**Given problem**
Gather every line below where "this" appears.

**Material provided**
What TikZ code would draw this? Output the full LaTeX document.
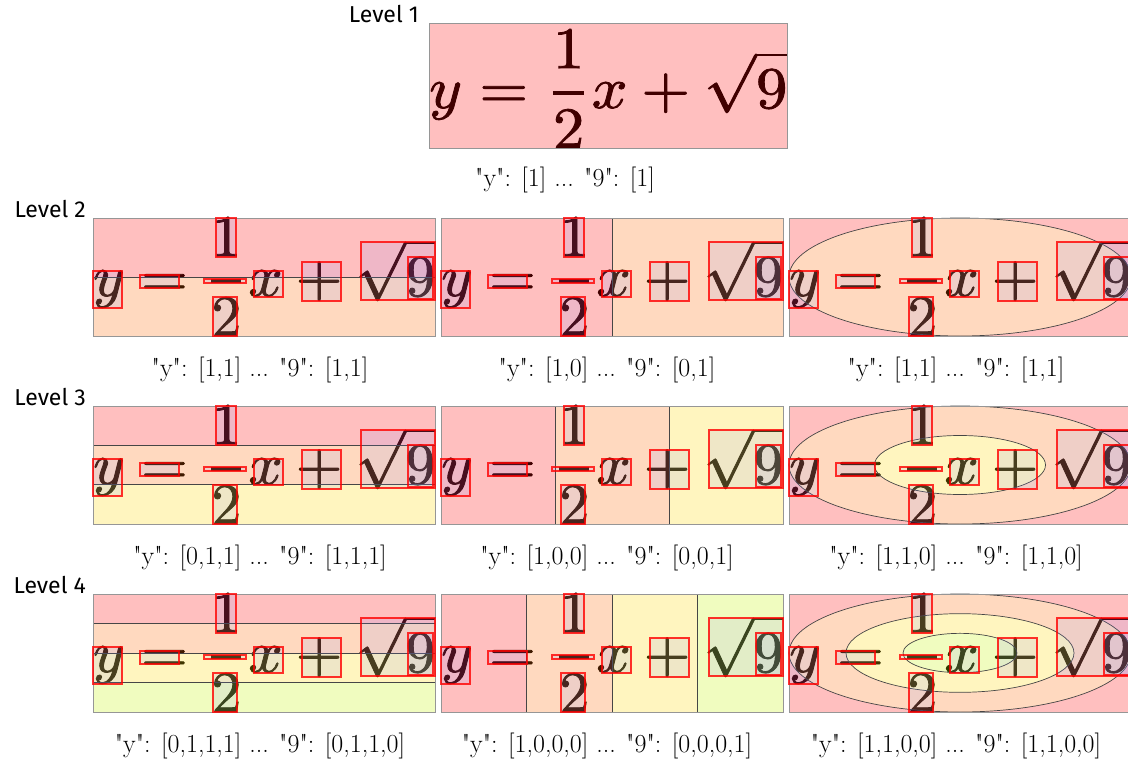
\documentclass[tikz,border=0pt]{standalone}
\usepackage{amsmath}
\usepackage{fontspec}
\usepackage{graphicx}
\newfontfamily\lvlfont{Fira Sans}
\definecolor{rgRed}{RGB}{255,0,0}
\definecolor{rgOrange}{RGB}{255,105,0}
\definecolor{rgYellow}{RGB}{255,216,0}
\definecolor{rgGreen}{RGB}{196,244,0}
\definecolor{divgray}{RGB}{70,70,70}
\definecolor{bordergray}{RGB}{150,150,150}
\definecolor{boxfill}{RGB}{128,128,255}
\newcommand\eqn{\special{pdf:literal direct 2 Tr 0.14 w}$\displaystyle y=\genfrac{}{}{0.6pt}{0}{1}{2}x+\sqrt{9}$\special{pdf:literal direct 0 Tr}}
\newcommand\qq{\textquotedbl}
\newcommand\gboxes{%
  \foreach \a/\b/\c/\d in {0/53/29/90, 47/57/86/70, 111/61/153/65, 123/0/143/39,
      120/79/144/118, 161/53/190/79, 209/44/248/83, 268/24/342/82, 315/39/340/81}
    {\draw[gbox] (\a,\b) rectangle (\c,\d);}%
}
\begin{document}
\begin{tikzpicture}[x=1pt,y=-1pt,
  region/.style={fill opacity=0.25},
  divider/.style={draw=divgray, line width=0.7pt},
  border/.style={draw=bordergray, line width=1pt},
  gbox/.style={draw=red, draw opacity=0.8, line width=1.1pt, fill=boxfill, fill opacity=0.12},
  caption/.style={font=\fontsize{26}{30}\selectfont, anchor=base, inner sep=0pt},
  lvl/.style={font=\lvlfont\fontsize{23}{26}\selectfont, anchor=base east, inner sep=0pt},
  eqnode/.style={inner sep=0pt, anchor=north west}]
\useasboundingbox (0,0) rectangle (1128,760);

% ---------- Level 1
\node[lvl] (lvl1) at (419,23) {Level 1};
\node[eqnode] (eq0) at (429,30) {\resizebox*{358pt}{118pt}{\eqn}};
\fill[rgRed,region] (429,24) rectangle (787,148);
\draw[border] (429,24) rectangle (787,148);
\node[caption] (cap0) at (565,186) {\qq y\qq: [1] ... \qq 9\qq: [1]};

% ---------- Level 2
\node[lvl] (lvl2) at (86,217) {Level 2};
\begin{scope}[shift={(93,218)}]
  \node[eqnode] (eq11) at (0,0) {\resizebox*{342pt}{118pt}{\eqn}};
  \fill[rgRed,region] (0,0) rectangle (342,59);
  \fill[rgOrange,region] (0,59) rectangle (342,118);
  \draw[divider] (0,59) -- (342,59);
  \draw[border] (0,0) rectangle (342,118);
  \gboxes
\end{scope}
\begin{scope}[shift={(441,218)}]
  \node[eqnode] (eq12) at (0,0) {\resizebox*{342pt}{118pt}{\eqn}};
  \fill[rgRed,region] (0,0) rectangle (171,118);
  \fill[rgOrange,region] (171,0) rectangle (342,118);
  \draw[divider] (171,0) -- (171,118);
  \draw[border] (0,0) rectangle (342,118);
  \gboxes
\end{scope}
\begin{scope}[shift={(789,218)}]
  \node[eqnode] (eq13) at (0,0) {\resizebox*{342pt}{118pt}{\eqn}};
  \fill[rgRed,region,even odd rule] (0,0) rectangle (342,118) (171,59) ellipse [x radius=171pt, y radius=59pt];
  \fill[rgOrange,region] (171,59) ellipse [x radius=171pt, y radius=59pt];
  \draw[divider] (171,59) ellipse [x radius=171pt, y radius=59pt];
  \draw[border] (0,0) rectangle (342,118);
  \gboxes
\end{scope}
\node[caption] (cap11) at (260,376) {\qq y\qq: [1,1] ... \qq 9\qq: [1,1]};
\node[caption] (cap12) at (607,376) {\qq y\qq: [1,0] ... \qq 9\qq: [0,1]};
\node[caption] (cap13) at (956,376) {\qq y\qq: [1,1] ... \qq 9\qq: [1,1]};

% ---------- Level 3
\node[lvl] (lvl3) at (86,405) {Level 3};
\begin{scope}[shift={(93,406)}]
  \node[eqnode] (eq21) at (0,0) {\resizebox*{342pt}{118pt}{\eqn}};
  \fill[rgRed,region] (0,0) rectangle (342,39.33);
  \fill[rgOrange,region] (0,39.33) rectangle (342,78.67);
  \fill[rgYellow,region] (0,78.67) rectangle (342,118);
  \draw[divider] (0,39.33) -- (342,39.33) (0,78.67) -- (342,78.67);
  \draw[border] (0,0) rectangle (342,118);
  \gboxes
\end{scope}
\begin{scope}[shift={(441,406)}]
  \node[eqnode] (eq22) at (0,0) {\resizebox*{342pt}{118pt}{\eqn}};
  \fill[rgRed,region] (0,0) rectangle (114,118);
  \fill[rgOrange,region] (114,0) rectangle (228,118);
  \fill[rgYellow,region] (228,0) rectangle (342,118);
  \draw[divider] (114,0) -- (114,118) (228,0) -- (228,118);
  \draw[border] (0,0) rectangle (342,118);
  \gboxes
\end{scope}
\begin{scope}[shift={(789,406)}]
  \node[eqnode] (eq23) at (0,0) {\resizebox*{342pt}{118pt}{\eqn}};
  \fill[rgRed,region,even odd rule] (0,0) rectangle (342,118) (171,59) ellipse [x radius=171pt, y radius=59pt];
  \fill[rgOrange,region,even odd rule] (171,59) ellipse [x radius=171pt, y radius=59pt] (171,59) ellipse [x radius=85.5pt, y radius=29.5pt];
  \fill[rgYellow,region] (171,59) ellipse [x radius=85.5pt, y radius=29.5pt];
  \draw[divider] (171,59) ellipse [x radius=171pt, y radius=59pt] (171,59) ellipse [x radius=85.5pt, y radius=29.5pt];
  \draw[border] (0,0) rectangle (342,118);
  \gboxes
\end{scope}
\node[caption] (cap21) at (260,564) {\qq y\qq: [0,1,1] ... \qq 9\qq: [1,1,1]};
\node[caption] (cap22) at (607,564) {\qq y\qq: [1,0,0] ... \qq 9\qq: [0,0,1]};
\node[caption] (cap23) at (956,564) {\qq y\qq: [1,1,0] ... \qq 9\qq: [1,1,0]};

% ---------- Level 4
\node[lvl] (lvl4) at (86,593) {Level 4};
\begin{scope}[shift={(93,594)}]
  \node[eqnode] (eq31) at (0,0) {\resizebox*{342pt}{118pt}{\eqn}};
  \fill[rgRed,region] (0,0) rectangle (342,29.5);
  \fill[rgOrange,region] (0,29.5) rectangle (342,59);
  \fill[rgYellow,region] (0,59) rectangle (342,88.5);
  \fill[rgGreen,region] (0,88.5) rectangle (342,118);
  \draw[divider] (0,29.5) -- (342,29.5) (0,59) -- (342,59) (0,88.5) -- (342,88.5);
  \draw[border] (0,0) rectangle (342,118);
  \gboxes
\end{scope}
\begin{scope}[shift={(441,594)}]
  \node[eqnode] (eq32) at (0,0) {\resizebox*{342pt}{118pt}{\eqn}};
  \fill[rgRed,region] (0,0) rectangle (85.5,118);
  \fill[rgOrange,region] (85.5,0) rectangle (171,118);
  \fill[rgYellow,region] (171,0) rectangle (256.5,118);
  \fill[rgGreen,region] (256.5,0) rectangle (342,118);
  \draw[divider] (85.5,0) -- (85.5,118) (171,0) -- (171,118) (256.5,0) -- (256.5,118);
  \draw[border] (0,0) rectangle (342,118);
  \gboxes
\end{scope}
\begin{scope}[shift={(789,594)}]
  \node[eqnode] (eq33) at (0,0) {\resizebox*{342pt}{118pt}{\eqn}};
  \fill[rgRed,region,even odd rule] (0,0) rectangle (342,118) (171,59) ellipse [x radius=171pt, y radius=59pt];
  \fill[rgOrange,region,even odd rule] (171,59) ellipse [x radius=171pt, y radius=59pt] (171,59) ellipse [x radius=114pt, y radius=39.33pt];
  \fill[rgYellow,region,even odd rule] (171,59) ellipse [x radius=114pt, y radius=39.33pt] (171,59) ellipse [x radius=57pt, y radius=19.67pt];
  \fill[rgGreen,region] (171,59) ellipse [x radius=57pt, y radius=19.67pt];
  \draw[divider] (171,59) ellipse [x radius=171pt, y radius=59pt] (171,59) ellipse [x radius=114pt, y radius=39.33pt] (171,59) ellipse [x radius=57pt, y radius=19.67pt];
  \draw[border] (0,0) rectangle (342,118);
  \gboxes
\end{scope}
\node[caption] (cap31) at (260,752) {\qq y\qq: [0,1,1,1] ... \qq 9\qq: [0,1,1,0]};
\node[caption] (cap32) at (607,752) {\qq y\qq: [1,0,0,0] ... \qq 9\qq: [0,0,0,1]};
\node[caption] (cap33) at (956,752) {\qq y\qq: [1,1,0,0] ... \qq 9\qq: [1,1,0,0]};
\end{tikzpicture}
\end{document}
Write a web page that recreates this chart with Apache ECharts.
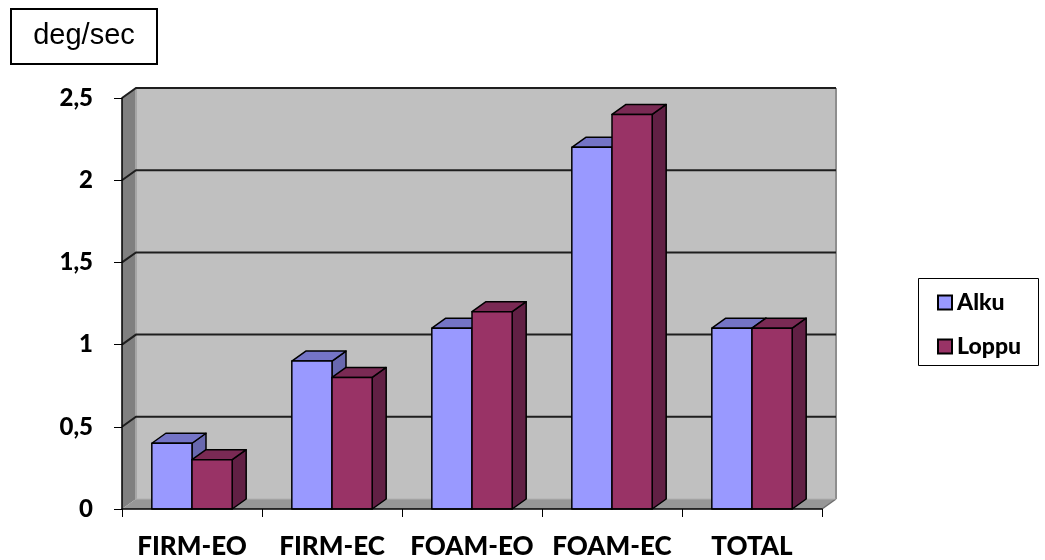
<!DOCTYPE html>
<html>
<head>
<meta charset="utf-8">
<script src="https://cdn.jsdelivr.net/npm/echarts@6/dist/echarts.min.js"></script>
<style>
  html, body { margin: 0; padding: 0; background: #ffffff; }
  #chart { width: 1045px; height: 560px; }
</style>
</head>
<body>
<div id="chart"></div>
<script>
// Angular velocity per condition, start (Alku) vs end (Loppu)
const categories = ['FIRM-EO', 'FIRM-EC', 'FOAM-EO', 'FOAM-EC', 'TOTAL'];
const alku = [0.4, 0.9, 1.1, 2.2, 1.1];
const loppu = [0.3, 0.8, 1.2, 2.4, 1.1];
const seriesNames = ['Alku', 'Loppu'];
const yTicks = [0, 0.5, 1, 1.5, 2, 2.5];
const yTickLabels = ['0', '0,5', '1', '1,5', '2', '2,5'];
const unitLabel = 'deg/sec';

// depth offset of the pseudo-3D box and bars
const DX = 14, DY = -10;
const LABEL_FONT = 'Lato, "Open Sans", sans-serif';

const faces = {
  Alku:  { front: '#9999FF', top: '#7474C6', side: '#6868AE' },
  Loppu: { front: '#993366', top: '#7A2A54', side: '#612044' }
};

// back wall, left wall, floor and the gridlines running across them
function renderWalls(params, api) {
  const cs = params.coordSys;
  const L = cs.x, R = cs.x + cs.width, T = cs.y, B = cs.y + cs.height;
  const kids = [];
  kids.push({ type: 'rect', shape: { x: L + DX, y: T + DY, width: cs.width, height: cs.height },
              style: { fill: '#C0C0C0' } });
  kids.push({ type: 'polygon', shape: { points: [[L, T], [L + DX, T + DY], [L + DX, B + DY], [L, B]] },
              style: { fill: '#808080' } });
  kids.push({ type: 'polygon', shape: { points: [[L, B], [R, B], [R + DX, B + DY], [L + DX, B + DY]] },
              style: { fill: '#979797' } });
  kids.push({ type: 'line', shape: { x1: L + DX, y1: T + DY, x2: L + DX, y2: B + DY },
              style: { stroke: '#A6A6A6', lineWidth: 2 } });
  kids.push({ type: 'line', shape: { x1: R + DX, y1: T + DY, x2: R + DX, y2: B + DY },
              style: { stroke: '#8E8E8E', lineWidth: 2 } });
  kids.push({ type: 'line', shape: { x1: R, y1: B, x2: R + DX, y2: B + DY },
              style: { stroke: '#6E6E6E', lineWidth: 1.5 } });
  kids.push({ type: 'line', shape: { x1: L + DX, y1: B + DY, x2: R + DX, y2: B + DY },
              style: { stroke: '#B0B0B0', lineWidth: 1 } });
  yTicks.slice(1).forEach(function (v) {
    const y = api.coord([0, v])[1];
    kids.push({ type: 'polyline', shape: { points: [[L, y], [L + DX, y + DY], [R + DX, y + DY]] },
                style: { stroke: '#1E1E1E', lineWidth: 2, fill: null } });
  });
  return { type: 'group', children: kids };
}

// one 3D bar: side face, top face, then front face
function barRenderer(slot, col) {
  return function (params, api) {
    const idx = api.value(0), v = api.value(1);
    const base = api.coord([idx, 0]);
    const top = api.coord([idx, v]);
    const band = api.size([1, 0])[0];
    const w = band * 0.287;
    const x0 = slot === 0 ? base[0] - w : base[0];
    const x1 = x0 + w;
    const yb = base[1], yt = top[1];
    const st = { stroke: '#000000', lineWidth: 1.5, lineJoin: 'round' };
    return {
      type: 'group',
      children: [
        { type: 'polygon', shape: { points: [[x1, yt], [x1 + DX, yt + DY], [x1 + DX, yb + DY], [x1, yb]] },
          style: Object.assign({}, st, { fill: col.side }) },
        { type: 'polygon', shape: { points: [[x0, yt], [x0 + DX, yt + DY], [x1 + DX, yt + DY], [x1, yt]] },
          style: Object.assign({}, st, { fill: col.top }) },
        { type: 'rect', shape: { x: x0, y: yt, width: w, height: yb - yt },
          style: Object.assign({}, st, { fill: col.front }) }
      ]
    };
  };
}

const chart = echarts.init(document.getElementById('chart'), null, { renderer: 'canvas' });

chart.setOption({
  backgroundColor: '#ffffff',
  animation: false,
  grid: { left: 122, top: 98, width: 700, height: 411 },
  xAxis: {
    type: 'category',
    data: categories,
    boundaryGap: true,
    z: 10,
    axisLine: { show: true, lineStyle: { color: '#000000', width: 1.5 } },
    axisTick: { show: true, length: 8, lineStyle: { color: '#000000', width: 1 } },
    axisLabel: { interval: 0, margin: 25, color: '#000000', fontFamily: LABEL_FONT, fontWeight: 900, fontSize: 26 },
    splitLine: { show: false }
  },
  yAxis: {
    type: 'value',
    min: 0, max: 2.5, interval: 0.5,
    z: 10,
    axisLine: { show: true, lineStyle: { color: '#000000', width: 1.5 } },
    axisTick: { show: true, length: 8, lineStyle: { color: '#000000', width: 1 } },
    axisLabel: {
      margin: 29, color: '#000000', fontFamily: LABEL_FONT, fontWeight: 900, fontSize: 24,
      formatter: function (val) { const i = yTicks.indexOf(val); return i >= 0 ? yTickLabels[i] : ''; }
    },
    splitLine: { show: false }
  },
  legend: {
    data: seriesNames,
    orient: 'vertical',
    left: 937, top: 291,
    itemWidth: 14, itemHeight: 14, itemGap: 21,
    itemTextGap: 7,
    icon: 'rect',
    padding: 0,
    itemStyle: { borderColor: '#000000', borderWidth: 2 },
    textStyle: { color: '#000000', fontFamily: LABEL_FONT, fontWeight: 900, fontSize: 23, lineHeight: 22 }
  },
  graphic: [
    { type: 'rect', left: 10, top: 8, shape: { width: 146, height: 55 },
      style: { fill: '#ffffff', stroke: '#000000', lineWidth: 2 } },
    { type: 'text', x: 84, y: 36,
      style: { text: unitLabel, fill: '#000000', font: '29px "Liberation Sans", Arial, sans-serif',
               textAlign: 'center', textVerticalAlign: 'middle' } },
    { type: 'rect', left: 918, top: 278, z: -1, shape: { width: 120, height: 87 },
      style: { fill: '#ffffff', stroke: '#000000', lineWidth: 1 } }
  ],
  series: [
    { type: 'custom', name: 'walls', z: 1, silent: true, renderItem: renderWalls,
      data: [[0, 0]], encode: { x: 0, y: 1 } },
    { type: 'custom', name: seriesNames[0], z: 3, renderItem: barRenderer(0, faces.Alku),
      itemStyle: { color: faces.Alku.front },
      data: alku.map(function (v, i) { return [i, v]; }), encode: { x: 0, y: 1 } },
    { type: 'custom', name: seriesNames[1], z: 4, renderItem: barRenderer(1, faces.Loppu),
      itemStyle: { color: faces.Loppu.front },
      data: loppu.map(function (v, i) { return [i, v]; }), encode: { x: 0, y: 1 } }
  ]
});
</script>
</body>
</html>
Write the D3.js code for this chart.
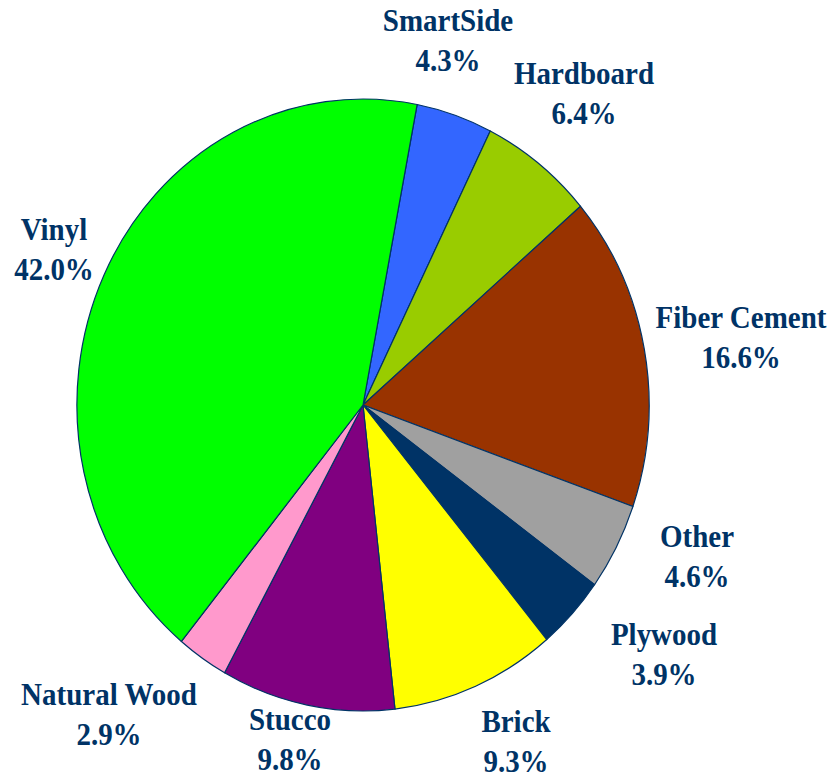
<!DOCTYPE html>
<html>
<head>
<meta charset="utf-8">
<script src="https://cdn.jsdelivr.net/npm/d3@7"></script>
<style>
  html, body { margin: 0; padding: 0; background: #fff; }
  svg { display: block; }
  .lbl text { font-family: "Liberation Serif", "Times New Roman", Times, serif; font-weight: bold; font-size: 31px; fill: #003366; }
</style>
</head>
<body>
<svg id="chart" width="830" height="777"></svg>
<script>
// ---- data ----
const categories = ["SmartSide", "Hardboard", "Fiber Cement", "Other", "Plywood", "Brick", "Stucco", "Natural Wood", "Vinyl"];
const values = [4.3, 6.4, 16.6, 4.6, 3.9, 9.3, 9.8, 2.9, 42.0];
const colors = ["#3366FF", "#99CC00", "#993300", "#A0A0A0", "#003366", "#FFFF00", "#800080", "#FF99CC", "#00FF00"];

// ---- layout (label anchor: centre x, first baseline y) ----
const labelAnchors = [
  [448, 31], [584, 84], [741, 328], [697, 547], [664, 645],
  [516, 732], [290, 730], [109, 705], [54, 240]
];

const svg = d3.select("#chart");
const cx = 363, cy = 405, R = 306, sx = 0.935;
const startDeg = 10.9;

const pie = d3.pie().sort(null).value(d => d.value)
  .startAngle(startDeg * Math.PI / 180)
  .endAngle((startDeg + 360) * Math.PI / 180);
const data = categories.map((c, i) => ({ name: c, value: values[i], color: colors[i] }));
const arcs = pie(data);
const arc = d3.arc().innerRadius(0).outerRadius(R);

const g = svg.append("g").attr("transform", `translate(${cx},${cy}) scale(${sx},1)`);
g.selectAll("path").data(arcs).enter().append("path")
  .attr("d", arc)
  .attr("fill", d => d.data.color)
  .attr("stroke", "#003366")
  .attr("stroke-width", 1.2)
  .attr("stroke-linejoin", "round")
  .attr("vector-effect", "non-scaling-stroke");

const fmt = d3.format(".1f");
const lg = svg.append("g");
const labels = lg.selectAll("g.lbl").data(arcs).enter().append("g")
  .attr("class", "lbl")
  .attr("transform", (d, i) => `translate(${labelAnchors[i][0]},${labelAnchors[i][1]}) scale(${sx},1)`);
labels.append("text")
  .attr("text-anchor", "middle")
  .text(d => d.data.name);
labels.append("text")
  .attr("text-anchor", "middle")
  .attr("y", 40)
  .text(d => fmt(d.data.value) + "%");
</script>
</body>
</html>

**Final result**
What TikZ code would draw this? Output the full LaTeX document.
Write a web page that recreates this chart with Apache ECharts.
Write the D3.js code for this chart.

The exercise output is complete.